Characterization of Silicon Waveguides For Non-Dispersive Infrared Gas Sensors

Sammanfattning: Carbon dioxide is an important gas for life on Earth. But as human activities have been expanding throughout modern history, the CO2 concentration in the atmosphere is increasing. High concentrations of carbon dioxide can lead to various consequences, such as climate change and poor air quality both indoors and outdoors. It is therefore of importance to detect this gas, in order to understand our environment, and to avoid health impacts that it may cause. Non-dispersive infrared sensors are widely used in CO2 sensing and are based on optical absorption technology.

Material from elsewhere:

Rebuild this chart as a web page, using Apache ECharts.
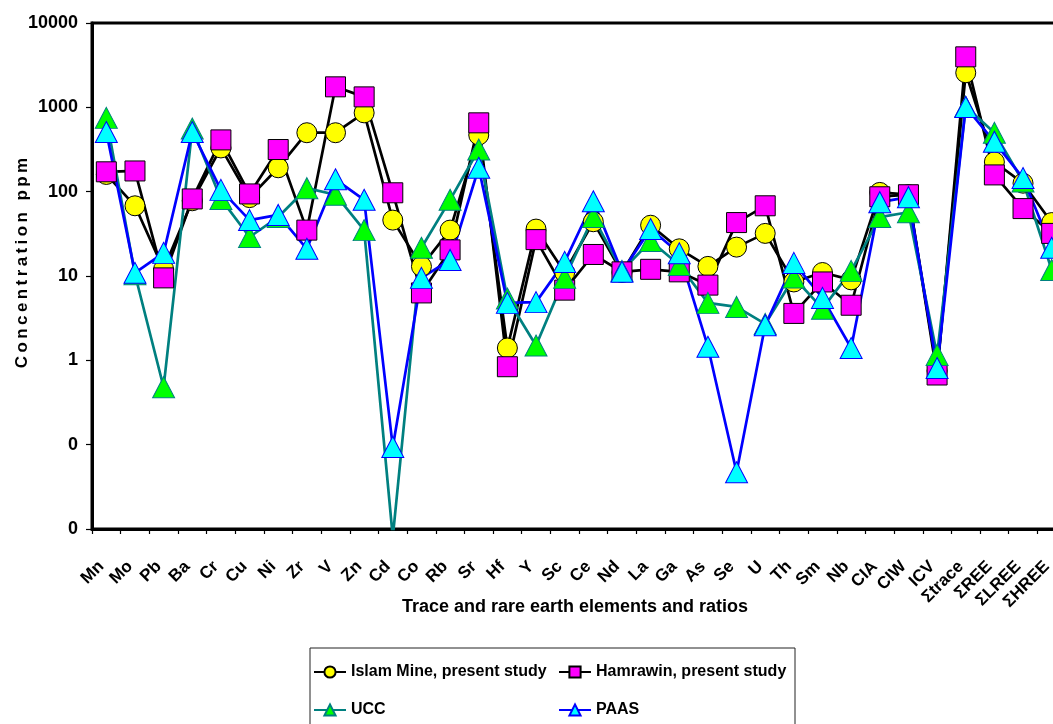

This thesis investigates the optical performance of suspended waveguides for non-dispersive infrared sensors, with regard to different material qualities, i.e. monocrystalline and polycrystalline silicon, and geometries of these waveguides. The waveguides that are studied in this thesis consist of splitters, and at the end of each splitter a grating coupler that projects the IR radiation perpendicularly from the plane of the chip. Measurements are conducted to evaluate the IR radiation propagation loss of the waveguides and their feasibility for sensing carbon dioxide. It has been found that longer waveguides suffer from high propagation losses. When comparing the polycrystalline silicon with monocrystalline silicon waveguides, it has been observed in the measurements that the IR radiation propagates better in monocrystalline silicon waveguides than in polycrystalline silicon because of their crystal structures. The measured propagation loss in polycrystalline silicon waveguides is less than the loss obtained for the monocrystalline silicon waveguides, although some intensities from the grating couplers are excluded in the calculations, due to low signal strength. It is also concluded that the studied waveguides are feasible for detecting carbon dioxide with a concentration of 1%. Further investigation regarding the feasibility of gas sensing using lower concentrations of CO2 would be interesting for future work.